EU finance ministers will today discuss the setting up of a blacklist of worldwide tax havens, after leaked documents known as the Paradise Papers revealed investments by wealthy individuals and institutions across the globe.
Reuters reported that the subject’s inclusion came after a massive data leak published by the International Consortium of Investigative Journalists and its partners, including the Times of Malta.
The data shows how the Malta Financial Services Authority chairman, Joseph Bannister, was involved in a BVI-based company which invested in a Russian mining venture.
Prof. Bannister has said he was involved in the company as a non-executive director.
EU countries have planned for months to reach an agreement on a blacklist for tax havens by the end of this year.

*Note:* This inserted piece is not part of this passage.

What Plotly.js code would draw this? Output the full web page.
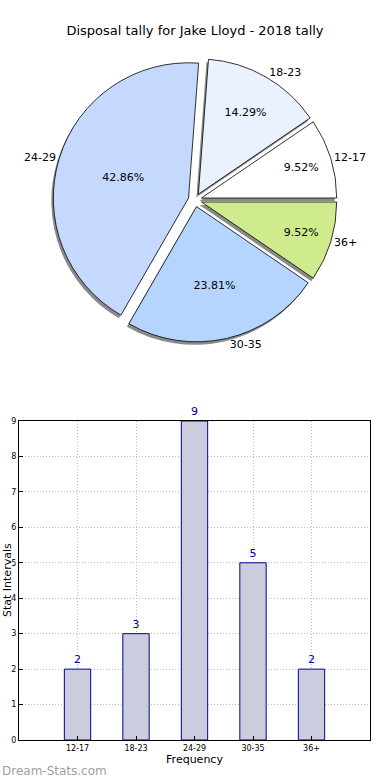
<!DOCTYPE html>
<html><head><meta charset="utf-8">
<script src="https://cdn.plot.ly/plotly-3.0.1.min.js"></script>
<style>html,body{margin:0;padding:0;background:#fff}#c{width:390px;height:780px}</style>
</head><body><div id="c"></div>
<script>
const categories = ["12-17","18-23","24-29","30-35","36+"];
const counts = [2,3,9,5,2];
const pieColors = ["#ffffff","#eaf1ff","#c5d9ff","#b5d5ff","#cfeb8d"];
const yTicks = [0,1,2,3,4,5,6,7,8,9];

const W=390,H=780;
const cx=195, cy=200, half=142;
function pdom(dx,dy){return {x:[(cx-half+dx)/W,(cx+half+dx)/W], y:[1-(cy+half+dy)/H,1-(cy-half+dy)/H]};}
const font="DejaVu Sans, sans-serif";
const pull=[0.05,0.05,0.05,0.05,0.05];
const total=counts.reduce((a,b)=>a+b,0);
const rot=90-360*counts[0]/total;
const common={type:'pie',labels:categories,values:counts,sort:false,direction:'counterclockwise',rotation:rot,pull:pull,hoverinfo:'skip',showlegend:false};

const shadow=Object.assign({},common,{domain:pdom(-2,3),marker:{colors:categories.map(()=> '#8a8a8a'),line:{width:0}},textinfo:'none'});
const main=Object.assign({},common,{domain:pdom(0,0),marker:{colors:pieColors,line:{color:'#000',width:0.8}},texttemplate:'%{percent:.2%}',textposition:'inside',insidetextorientation:'horizontal',insidetextfont:{family:font,size:11,color:'#000'}});
const outer=Object.assign({},common,{domain:pdom(0,0),marker:{colors:categories.map(()=> 'rgba(0,0,0,0)'),line:{width:0}},textinfo:'label',textposition:'outside',outsidetextfont:{family:font,size:11,color:'#000'}});

const bars={type:'bar',x:categories,y:counts,xaxis:'x',yaxis:'y',width:0.45,marker:{color:'#ccccdf',line:{color:'#00008b',width:1}},text:counts.map(String),textposition:'outside',cliponaxis:false,textfont:{family:font,size:11,color:'#00008b'},hoverinfo:'skip',showlegend:false};

const gridStyle={showgrid:true,gridcolor:'#bdbdbd',griddash:'1px,2px',gridwidth:1,showline:true,mirror:true,linecolor:'#000',linewidth:1,ticks:'inside',ticklen:4,tickcolor:'#000',tickfont:{family:font,size:8,color:'#000'},zeroline:false,fixedrange:true};
const layout={width:W,height:H,margin:{l:0,r:0,t:0,b:0},paper_bgcolor:'#fff',plot_bgcolor:'#fff',
 font:{family:font,color:'#000'},
 title:{text:'Disposal tally for Jake Lloyd - 2018 tally',x:0.5,xanchor:'center',y:1-30/H,yanchor:'middle',font:{family:font,size:13,color:'#000'}},
 xaxis:Object.assign({domain:[19/W,370/W],anchor:'y',range:[-1,5],tickvals:categories,ticktext:categories,
   title:{text:'Frequency',font:{family:font,size:11,color:'#000'},standoff:2}},gridStyle),
 yaxis:Object.assign({domain:[1-740/H,1-421/H],anchor:'x',range:[0,9],tickvals:yTicks},gridStyle),
 bargap:0,
 annotations:[
  {text:'Stat Intervals',xref:'paper',yref:'paper',x:7/W,y:1-580/H,textangle:-90,showarrow:false,font:{family:font,size:11,color:'#000'},xanchor:'center',yanchor:'middle'},
  {text:'Dream-Stats.com',xref:'paper',yref:'paper',x:0,y:1-771/H,xanchor:'left',yanchor:'middle',showarrow:false,font:{family:font,size:12,color:'#a0a0a0'}}
 ]};
Plotly.newPlot('c',[shadow,main,outer,bars],layout,{displayModeBar:false,staticPlot:true});
</script></body></html>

The leak prompted the discussion to be brought forward, EU officials said, but no final decision is expected today.
The latest revelations “put renewed emphasis on the work the European Commission is doing to fight tax avoidance”, Commission vice president Valdis Dombrovskis said yesterday.
The leak put renewed emphasis on the work the European Commission is doing to fight tax avoidance
The EU has discussed several measures to crack down on tax avoidance in the past, including in the wake of the Panama Papers, a release by the ICIJ last year which chronicled a shadowy world of offshore holdings and hidden wealth.
Measures previously discussed include an EU-wide list of tax havens meant to discourage the rerouting of profits made in the EU to tax-free or low-tax countries like Panama or Bermuda.
At the moment, each EU country has its own list of jurisdictions that are seen as less cooperative on tax matters. Criteria to define a tax haven vary greatly among EU states, and some of them include no jurisdictions in their national blacklists.
An EU blacklist is believed to carry more weight. Those jurisdictions included in its list could be subject to sanctions if they did not cooperate.
There are no details yet on the type of sanctions to be discussed, although being on the blacklist in itself could discourage individuals and companies from putting money in those jurisdictions.
Some EU countries remain sceptical about the blacklist and are themselves under scrutiny for unfair tax competition. Smaller States like Malta, Luxembourg and Ireland attract firms with lower corporate taxes. Reuters reports that to win over their resistance, the proposed EU blacklist would apply only to non-EU countries.
Also, states which charge no corporate taxes will not be automatically considered tax havens under a preliminary deal reached by EU finance ministers last year.
On tax matters the EU can take decisions only with the unanimous backing of its 28 Member States unless extraordinary procedures are launched – an option never tested so far.